Monday, August 15, 2011

Jack Moorman on Early Corruption

Here is a quotation from Moorman's book, "Forever Settled" p. 97-99:





'Beginning shortly after the death of the apostle John, four names stand out in prominence whose teachings contributed both to the victorious heresy and to the final issuing of manuscripts of a corrupt New Testament. These names are

(1) Justin Martyr, 
(2) Tatian, 
(3) Clement of Alexandria, and 
(4) Origen. 

We shall speak first of Justin Martyr.

The year in which the apostle John died, 100 AD, is given as the date in when Justin Martyr was born. Justin, originally a pagan and of pagan parentage, afterward embraced Christianity and although he is said to have died at heathen hands for his religion, nevertheless, his teachings were of a heretical nature. Even as a Christian teacher, he continued to wear the robes of a pagan philosopher.

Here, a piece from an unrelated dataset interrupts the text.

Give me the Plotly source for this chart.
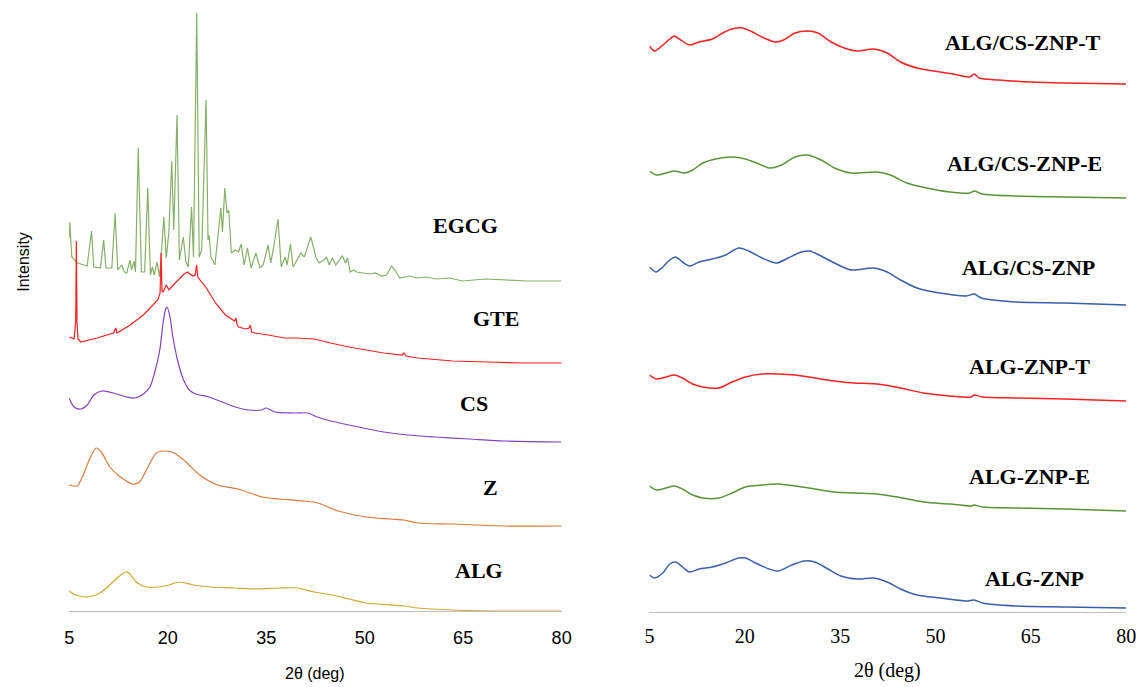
import plotly.graph_objects as go

# ---------------- data (2θ in deg, intensity in arbitrary stacked units) ----------------
TICKS = [5, 20, 35, 50, 65, 80]

EGCG = [(5.0,373),(5.1,389),(5.4,354),(6.25,348),(7.75,345),(8.4,380),(8.76,344),(9.76,343),(10.26,371),
        (10.6,343),(11.5,343),(12.0,398),(12.4,341),(13.0,346),(13.4,339),(13.77,338),(14.27,351),(14.5,341),
        (14.87,350),(15.1,339),(15.52,463),(16.0,339),(16.5,339),(16.97,423),(17.37,336),(17.67,344),(17.97,336),
        (18.37,349),(18.78,334),(19.43,394),(19.78,353),(20.18,378),(20.63,450),(20.93,381),(21.43,496),
        (21.79,351),(22.39,374),(22.78,349),(23.14,344),(23.64,404),(23.94,354),(24.43,598),(24.8,354),
        (25.19,361),(25.85,511),(26.15,371),(26.3,376),(26.6,354),(27.2,346),(27.8,381),(28.1,403),(28.35,379),
        (28.7,423),(29.05,398),(29.3,401),(29.7,358),(30.3,361),(30.8,359),(31.2,367),(31.65,346),(32.15,363),
        (32.7,343),(33.45,358),(34.05,343),(34.55,346),(35.3,366),(35.7,348),(36.2,366),(36.8,392),(37.3,344),
        (37.9,354),(38.2,346),(38.7,367),(39.1,344),(39.7,351),(40.3,358),(40.8,354),(41.3,364),(41.8,374),
        (42.2,364),(42.6,353),(43.1,348),(43.8,351),(44.2,354),(44.6,346),(45.1,353),(45.6,346),(46.6,355),
        (47.1,348),(47.4,353),(47.8,339),(48.3,341),(48.8,339),(49.8,338),(50.8,337),(51.6,338),(52.6,335),
        (53.35,336),(54.1,345),(54.6,341),(55.35,333),(56.85,335),(57.9,333),(59.4,334),(60.9,332),(62.9,333),
        (64.9,330),(68.4,332),(71.4,331),(74.9,330),(80.0,330)]

GTE = [(5.0,274),(5.75,272),(6.0,290),(6.1,370),(6.2,288),(6.35,272),(6.75,269),(9.25,273),(11.75,278),
       (12.1,283),(12.3,278),(14.3,286),(16.3,296),(17.8,306),(18.5,311),(18.85,318),(19.0,358),(19.15,320),
       (19.3,319),(19.8,326),(20.2,321),(21.3,329),(22.5,337),(23.0,339),(23.8,335),(24.2,336),(24.4,346),
       (24.6,334),(24.8,332),(25.8,324),(27.3,308),(28.8,296),(30.2,290),(30.4,293),(30.6,286),(30.8,284),
       (31.9,282),(32.4,283),(32.6,286),(32.8,279),(33.3,278),(35.3,276),(37.8,273),(39.7,273),(42.3,272),
       (44.8,268),(47.6,264),(52.9,258),(55.7,256),(56.0,258),(56.3,255),(58.1,253),(63.4,250),(68.7,249),
       (74.0,248),(80.0,248)]

CS = [(5.0,213),(5.75,204),(6.75,202),(7.75,206),(8.76,216),(10.0,220),(11.75,218),(13.77,214),(15.0,213),
      (16.3,217),(17.3,224),(18.0,238),(18.8,261),(19.3,288),(19.7,302),(19.9,304),(20.3,296),(20.8,274),
      (21.5,251),(22.3,233),(23.3,221),(24.3,217),(26.3,214),(28.3,209),(30.3,204),(32.3,201),(34.3,201),
      (35.0,203),(36.3,199),(39.3,198),(41.3,198),(42.8,194),(44.3,191),(47.6,186),(52.9,179),(56.6,176),
      (60.8,174),(66.0,172),(71.3,170),(80.0,169)]

Z = [(5.0,126),(6.2,125),(7.0,134),(8.06,151),(9.1,163),(9.9,159),(11.2,144),(12.8,134),(14.65,127),
     (15.7,129),(17.0,144),(18.3,158),(19.65,160),(21.0,158),(22.8,149),(24.9,136),(27.6,126),(30.7,122),
     (34.4,114),(37.05,112),(40.7,110),(42.85,108),(46.0,100),(50.2,94),(53.9,92),(56.0,91),(58.1,88),
     (63.4,87),(71.3,85),(80.0,85)]

ALG = [(5.0,20),(6.0,16),(7.5,14),(9.1,16),(10.7,23),(12.3,33),(13.6,39),(14.1,38),(15.4,28),(16.75,24),
       (18.6,24),(20.2,26),(21.8,29),(23.9,26),(26.5,24),(30.2,23),(33.4,22),(37.05,23),(39.7,23),(42.3,19),
       (45.0,16),(47.6,12),(50.2,8),(56.0,5),(58.1,3),(63.4,1),(71.3,0),(80.0,0)]

ALG_CS_ZNP_T = [(5.0,566),(5.8,561),(7.1,567),(8.2,573),(8.9,576),(9.7,573),(11.3,567),(12.8,570),(14.9,573),
                (16.5,579),(18.0,583),(19.6,584),(20.9,581),(22.7,575),(24.8,570),(26.1,572),(27.9,579),
                (29.9,581),(31.5,579),(33.6,570),(35.65,564),(37.7,561),(40.3,563),(42.4,559),(44.5,550),
                (47.1,544),(49.7,541),(52.8,538),(55.4,535),(56.1,538),(56.9,534),(60.0,532),(65.2,530),
                (70.4,529),(80.0,528)]

ALG_CS_ZNP_E = [(5.0,441),(6.1,437),(7.6,439),(8.9,441),(10.5,439),(11.8,442),(13.4,449),(15.4,453),(18.0,455),
                (20.1,453),(22.2,448),(24.0,444),(25.8,447),(27.9,455),(29.9,457),(32.0,452),(34.1,444),
                (36.7,439),(40.8,440),(42.9,437),(45.5,429),(48.6,424),(52.25,420),(55.4,419),(56.1,421),
                (57.4,418),(62.6,416),(70.4,415),(80.0,414)]

ALG_CS_ZNP = [(5.0,345),(6.0,340),(7.1,345),(8.2,352),(9.1,355),(10.2,350),(11.3,346),(12.8,350),(14.9,353),
              (17.0,357),(19.05,364),(20.6,361),(22.7,354),(25.0,349),(26.8,354),(28.9,360),(30.2,361),
              (32.0,356),(34.1,349),(36.7,342),(40.3,344),(42.4,340),(44.5,332),(47.1,324),(50.7,319),
              (54.85,316),(56.1,318),(57.2,314),(62.6,310),(70.4,309),(80.0,307)]

ALG_ZNP_T = [(5.0,237),(6.1,233),(7.6,235),(8.9,237),(10.2,234),(11.8,228),(13.4,225),(15.9,224),(18.0,230),
             (20.1,235),(22.7,238),(25.3,238),(27.9,237),(31.0,234),(34.1,231),(37.2,229),(40.8,228),
             (44.5,224),(48.1,219),(52.25,216),(55.6,215),(56.1,217),(57.4,215),(62.6,214),(70.4,213),(80.0,211)]

ALG_ZNP_E = [(5.0,126),(6.1,122),(7.6,124),(8.9,126),(10.2,123),(11.8,117),(13.4,114),(15.9,114),(18.0,119),
             (20.1,125),(22.7,127),(25.3,128),(27.9,126),(31.0,123),(34.1,120),(37.2,119),(40.8,118),
             (44.0,115),(48.1,110),(52.25,108),(55.6,106),(56.1,107),(57.4,105),(62.6,104),(70.4,103),(80.0,101)]

ALG_ZNP = [(5.0,37),(5.8,34),(7.1,39),(8.2,48),(9.1,50),(10.2,45),(11.3,40),(12.8,43),(14.9,45),(17.0,49),
           (19.05,54),(20.1,54),(21.7,49),(23.8,43),(25.3,41),(27.4,47),(29.4,51),(31.0,50),(33.1,43),
           (35.1,36),(37.75,33),(40.3,34),(42.4,30),(44.5,23),(47.1,17),(50.7,14),(54.85,11),(56.1,12),
           (57.4,9),(62.6,6),(70.4,5),(80.0,4)]

# name, data, colour, label centre (px), smooth?
LEFT = [("EGCG", EGCG, "#86B06A", 467, 225, False),
        ("GTE", GTE, "#FF2020", 498, 318, False),
        ("CS", CS, "#8044C0", 475, 403, True),
        ("Z", Z, "#DB7A3A", 492, 487, True),
        ("ALG", ALG, "#CDA833", 480, 570, True)]

RIGHT = [("ALG/CS-ZNP-T", ALG_CS_ZNP_T, "#FF2020", 1031, 43),
         ("ALG/CS-ZNP-E", ALG_CS_ZNP_E, "#5A9438", 1033, 163),
         ("ALG/CS-ZNP", ALG_CS_ZNP, "#3A5FAE", 1037, 267),
         ("ALG-ZNP-T", ALG_ZNP_T, "#FF2020", 1038, 367),
         ("ALG-ZNP-E", ALG_ZNP_E, "#5A9438", 1038, 477),
         ("ALG-ZNP", ALG_ZNP, "#3A5FAE", 1043, 578)]

W, H = 1148, 687
SERIF = "Liberation Serif, Times New Roman, serif"
SANS = "Liberation Sans, Arial, sans-serif"

fig = go.Figure()
annotations = []

for name, pts, color, lx, ly, smooth in LEFT:
    xs, ys = zip(*pts)
    line = dict(color=color, width=1.2)
    if smooth:
        line.update(shape="spline", smoothing=0.8)
    fig.add_trace(go.Scatter(x=xs, y=ys, mode="lines", name=name, line=line,
                             xaxis="x", yaxis="y", showlegend=False))
    annotations.append(dict(text=f"<b>{name}</b>", x=lx / W, y=(H - ly) / H, xref="paper", yref="paper",
                            showarrow=False, xanchor="center", yanchor="middle",
                            font=dict(family=SERIF, size=22, color="#000000")))

for name, pts, color, lx, ly in RIGHT:
    xs, ys = zip(*pts)
    fig.add_trace(go.Scatter(x=xs, y=ys, mode="lines", name=name,
                             line=dict(color=color, width=1.5, shape="spline", smoothing=0.8),
                             xaxis="x2", yaxis="y2", showlegend=False))
    annotations.append(dict(text=f"<b>{name}</b>", x=lx / W, y=(H - ly) / H, xref="paper", yref="paper",
                            showarrow=False, xanchor="center", yanchor="middle",
                            font=dict(family=SERIF, size=22, color="#000000")))

annotations += [
    dict(text="Intensity", x=18 / W, y=(H - 262) / H, xref="paper", yref="paper", showarrow=False,
         textangle=-90, xanchor="center", yanchor="middle", font=dict(family=SANS, size=16, color="#000000")),
    dict(text="2θ (deg)", x=314 / W, y=(H - 673) / H, xref="paper", yref="paper", showarrow=False,
         xanchor="center", yanchor="middle", font=dict(family=SANS, size=16, color="#000000")),
    dict(text="2θ (deg)", x=894 / W, y=(H - 670) / H, xref="paper", yref="paper", showarrow=False,
         xanchor="center", yanchor="middle", font=dict(family=SERIF, size=20, color="#000000")),
]

fig.update_layout(
    margin=dict(l=0, r=0, t=0, b=0, pad=0),
    paper_bgcolor="white", plot_bgcolor="white",
    showlegend=False,
    annotations=annotations,
    xaxis=dict(domain=[65 / W, 564 / W], range=[5, 80], tickvals=TICKS, ticktext=[str(t) for t in TICKS],
               showline=True, linecolor="#BFBFBF", linewidth=1, showgrid=False, zeroline=False,
               ticks="outside", ticklen=10, tickcolor="rgba(0,0,0,0)",
               tickfont=dict(family=SANS, size=18, color="#000000"), anchor="y"),
    yaxis=dict(domain=[76 / H, 1], range=[0, 611], visible=False, anchor="x"),
    xaxis2=dict(domain=[653 / W, 1136 / W], range=[5, 80], tickvals=TICKS, ticktext=[str(t) for t in TICKS],
                showline=True, linecolor="#BFBFBF", linewidth=1, showgrid=False, zeroline=False,
                ticks="outside", ticklen=6, tickcolor="rgba(0,0,0,0)",
                tickfont=dict(family=SERIF, size=20, color="#000000"), anchor="y2"),
    yaxis2=dict(domain=[75 / H, 1], range=[0, 612], visible=False, anchor="x2"),
)

POST = ("document.documentElement.style.margin='0';document.documentElement.style.overflow='hidden';"
        "document.body.style.margin='0';document.body.style.padding='0';document.body.style.overflow='hidden';")

# the graph div is pinned at the top-left corner of the page so nothing scrolls or shifts
fig.write_html("out.html", config={"responsive": False, "displayModeBar": False},
               default_width=f"{W}px;position:absolute;left:0;top:0;margin:0",
               default_height=f"{H}px", post_script=POST)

In the teachings of Justin Martyr, we begin to see how muddy the stream of pure Christian doctrine was running among the heretical sects fifty years after the death of the apostle John. It was in Tatian, Justin Martyr’s pupil, that these regrettable doctrines were carried to alarming lengths, and by his hand committed to writing. After the death of Justin Martyr in Rome, Tatian returned to Palestine and embraced the Gnostic heresy. This same Tatian wrote a Harmony of the Gospels which was called the Diatessaron, meaning four in one. The Gospels were so notoriously Corrupted by his hand that in later years a bishop of Syria, because of the errors, was obliged to throw out of his churches no less than two hundred copies of this Diatessaron, since church members were mistaking it for the true Gospel.

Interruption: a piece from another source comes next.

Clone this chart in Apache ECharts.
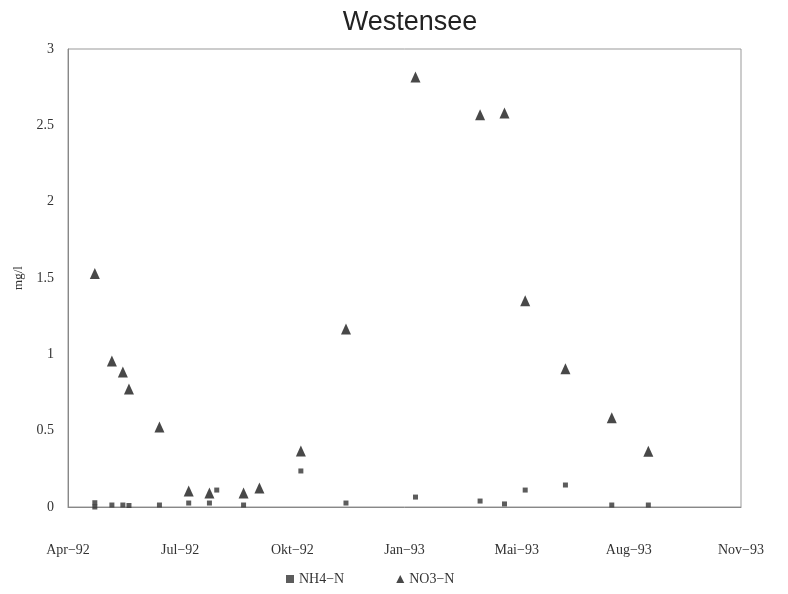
<!DOCTYPE html>
<html>
<head>
<meta charset="utf-8">
<script src="https://cdn.jsdelivr.net/npm/echarts@6/dist/echarts.min.js"></script>
<style>
  html, body { margin: 0; padding: 0; background: #fff; }
  #main { width: 788px; height: 594px; }
</style>
</head>
<body>
<div id="main"></div>
<script>
// axis starts here, ticks every 92 days
const startDate = "1992-04-30";
const tickDays = 92;
const tickLabels = ["Apr\u221292", "Jul\u221292", "Okt\u221292", "Jan\u221293", "Mai\u221293", "Aug\u221293", "Nov\u221293"];

const nh4Dates = ["1992-05-22", "1992-05-22", "1992-06-05", "1992-06-14", "1992-06-19", "1992-07-14",
  "1992-08-07", "1992-08-24", "1992-08-30", "1992-09-21", "1992-11-07", "1992-12-14",
  "1993-02-09", "1993-04-03", "1993-04-23", "1993-05-10", "1993-06-12", "1993-07-20", "1993-08-19"];
const nh4Values = [0.028, 0.0, 0.013, 0.013, 0.01, 0.013,
  0.026, 0.026, 0.111, 0.013, 0.236, 0.026,
  0.065, 0.039, 0.02, 0.111, 0.144, 0.013, 0.013];

const no3Dates = ["1992-05-22", "1992-06-05", "1992-06-14", "1992-06-19", "1992-07-14",
  "1992-08-07", "1992-08-24", "1992-09-21", "1992-10-04", "1992-11-07", "1992-12-14",
  "1993-02-09", "1993-04-03", "1993-04-23", "1993-05-10", "1993-06-12", "1993-07-20", "1993-08-19"];
const no3Values = [1.53, 0.956, 0.884, 0.773, 0.524,
  0.105, 0.092, 0.092, 0.124, 0.367, 1.166,
  2.816, 2.57, 2.58, 1.351, 0.906, 0.585, 0.365];

function dayOf(d) {
  return (Date.parse(d) - Date.parse(startDate)) / 86400000;
}
function pairs(dates, vals) {
  return dates.map((d, i) => [dayOf(d), vals[i]]);
}

const chart = echarts.init(document.getElementById("main"));
const serif = "Liberation Serif";

const option = {
  animation: false,
  title: {
    text: "Westensee",
    left: 405,
    textAlign: "center",
    top: 4,
    textStyle: { fontFamily: "Liberation Sans", fontSize: 27, fontWeight: "normal", color: "#222" }
  },
  grid: {
    left: 68, right: 47, top: 49, bottom: 87,
    show: true, borderColor: "#999", borderWidth: 1
  },
  legend: {
    bottom: 3,
    left: 281,
    itemGap: 52,
    itemWidth: 8,
    itemHeight: 8,
    textStyle: { fontFamily: serif, fontSize: 14, color: "#333" },
    data: ["NH4\u2212N", "NO3\u2212N"]
  },
  xAxis: {
    type: "value",
    min: 0,
    max: tickDays * (tickLabels.length - 1),
    interval: tickDays,
    splitLine: { show: false },
    axisTick: { show: false },
    axisLine: { lineStyle: { color: "#888" } },
    axisLabel: {
      margin: 36,
      fontFamily: serif, fontSize: 14, color: "#333",
      formatter: v => tickLabels[Math.round(v / tickDays)]
    }
  },
  yAxis: {
    type: "value",
    min: 0, max: 3, interval: 0.5,
    name: "mg/l",
    nameLocation: "middle",
    nameGap: 43,
    nameTextStyle: { fontFamily: serif, fontSize: 13, color: "#333" },
    splitLine: { show: false },
    axisTick: { show: false },
    axisLine: { show: true, lineStyle: { color: "#888" } },
    axisLabel: { margin: 14, fontFamily: serif, fontSize: 14, color: "#333" }
  },
  series: [
    {
      name: "NH4\u2212N",
      type: "scatter",
      symbol: "rect",
      symbolSize: 5,
      itemStyle: { color: "#333" },
      data: pairs(nh4Dates, nh4Values)
    },
    {
      name: "NO3\u2212N",
      type: "scatter",
      symbol: "triangle",
      symbolSize: [10, 11],
      itemStyle: { color: "#1a1a1a" },
      data: pairs(no3Dates, no3Values)
    }
  ]
};

chart.setOption(option);
</script>
</body>
</html>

We come now to Tatian's pupil known as Clement of Alexandria, 200 A.D. He went much farther than Tatian in that he founded a School at Alexandria which instituted propaganda along these heretical lines. Clement expressly tells us that he would not hand down Christian teachings, pure and unmixed, but rather clouded with precepts of pagan philosophy. All the writings of the outstanding heretical teachers were possessed by Clement, and he freely quoted from their corrupted manuscripts as if they were the pure words of Scripture. His influence in the depravation of Christianity was tremendous. But his greatest contribution, undoubtedly, was the direction given to the studies and activities of Origen, his famous pupil.

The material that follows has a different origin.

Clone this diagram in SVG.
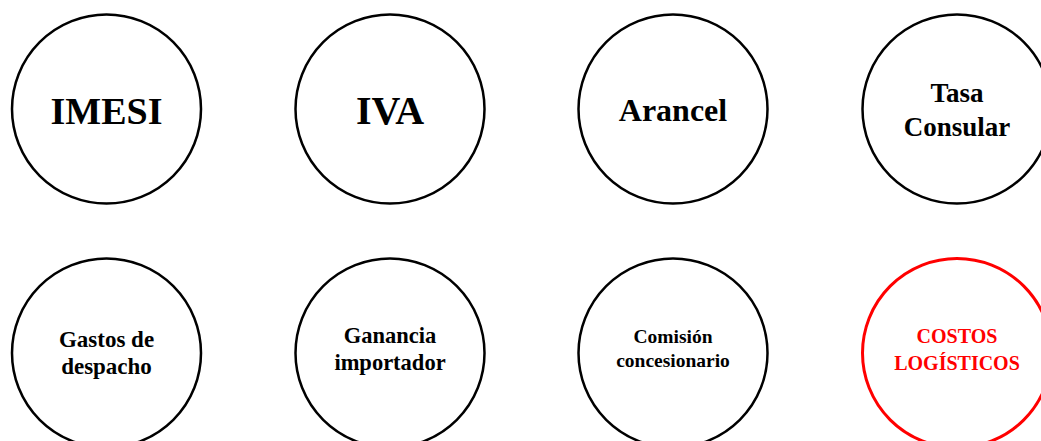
<svg xmlns="http://www.w3.org/2000/svg" width="1041" height="441" viewBox="0 0 1041 441">
<style>
.c{fill:#fff;stroke:#000;stroke-width:2.5}
.r{fill:#fff;stroke:#f00;stroke-width:3}
text{font-family:"Liberation Serif","DejaVu Serif",serif;font-weight:bold;text-anchor:middle;fill:#000}
.red{fill:#f00}
</style>
<rect width="1041" height="441" fill="#fff"/>
<g id="imesi"><circle class="c" cx="106.5" cy="109" r="94.5"/><text x="106.5" y="124" font-size="38">IMESI</text></g>
<g id="iva"><circle class="c" cx="390" cy="109" r="94.5"/><text x="390" y="124" font-size="40">IVA</text></g>
<g id="arancel"><circle class="c" cx="673" cy="109" r="94.5"/><text x="673" y="121" font-size="32">Arancel</text></g>
<g id="tasa"><circle class="c" cx="957" cy="109" r="94.5"/><text x="957" y="102" font-size="27">Tasa</text><text x="957" y="136" font-size="27">Consular</text></g>
<g id="gastos"><circle class="c" cx="106.5" cy="353" r="94.5"/><text x="106.5" y="347" font-size="23">Gastos de</text><text x="106.5" y="374" font-size="23">despacho</text></g>
<g id="ganancia"><circle class="c" cx="390" cy="353" r="94.5"/><text x="390" y="343" font-size="22.5">Ganancia</text><text x="390" y="370" font-size="22.5">importador</text></g>
<g id="comision"><circle class="c" cx="673" cy="353" r="94.5"/><text x="673" y="343" font-size="19.5">Comisión</text><text x="673" y="367" font-size="19.5">concesionario</text></g>
<g id="costos"><circle class="r" cx="957" cy="353" r="94.5"/><text class="red" x="957" y="343" font-size="20">COSTOS</text><text class="red" x="957" y="370" font-size="20">LOGÍSTICOS</text></g>
<g id="connectors"/>
</svg>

When we come to Origen, we speak the name of him who did the most of all to, create and give direction to the forces of apostasy down through the centuries. It was he who mightily influenced Jerome, the editor of the Latin Bible known as the Vulgate. Eusebius worshipped at the altar of Origen's teachings. He claims to have collector eight hundred of Origen's letters, to have used Origen's six-column Bible, the Hexapla, in his Biblical labors. Assisted by Pamphilus, he restored and preserved Origen's library. Origen's corrupted manuscripts of the Scriptures were well arranged and balanced with subtlety. The last one hundred years have seen much of the so-called scholarship of European and English Christianity dominated by the subtle and powerful influence of Origen.

Origen had so surrendered himself to the furor of turning all Bible events into allegories that he, himself, says, "the Scriptures are of little use to those who understand them as they are written." In order to estimate Origen rightly, we must remember that as a pupil of Clement, he learned the teachings of the Gnostic heresy and like his master, lightly esteemed the historical basis of the Bible. As Schaff says, "His predilection for Plato (the pagan philosopher) led him into many grand and facilitating, errors. He made himself aquatinted with the various heresies and studied under the heathen Ammonius Saccas, founder of Neo-Platonism.

He taught that the soul existed from eternity before it inhabited the body, and that after death, it migrated to a higher or a lower form of life according to the deeds done in the body; and finally all would return to the state of pure intelligence, only to begin again the same cycles as before. He believed that the Devils would be saved, and that the stars and planets had souls, and were, like men, on trial to learn perfection. In fact, he turned the whole Law and Gospel into an allegory.

Such was the man who from his day to this has dominated the endeavors of destructive textual critics. One of the greatest results of his life was that his teachings became the foundation of that system of education called Scholasticism, which guided the colleges of Latin Europe for nearly one thousand years during the Dark Ages.

Origenism flooded the Catholic Church through Jerome, the father of Latin Christianity. "I love .. . the name of Origen," says the most distinguished theologian of the Roman Catholic Church since 1850. "I will not listen to the notion that so great a soul was lost." (Newman).

A final word from the learned Scrivener will indicate how early and how deep were the corruptions of the sacred manuscripts:
"It is no less true to fact than paradoxical in sound, that the worst corruptions to which the New Testament has ever been subjected, originated within a hundred years after it was composed; that Irenaeus (AD 150) , and the African Fathers, and the whole Western, with a portion of the Syrian Church, used far inferior manuscripts to those employed by Stunica, or Erasmus, or Stephens thirteen centuries later, when moulding the Textus Receptus." 
The basis was laid to oppose a mutilated Bible to the true one.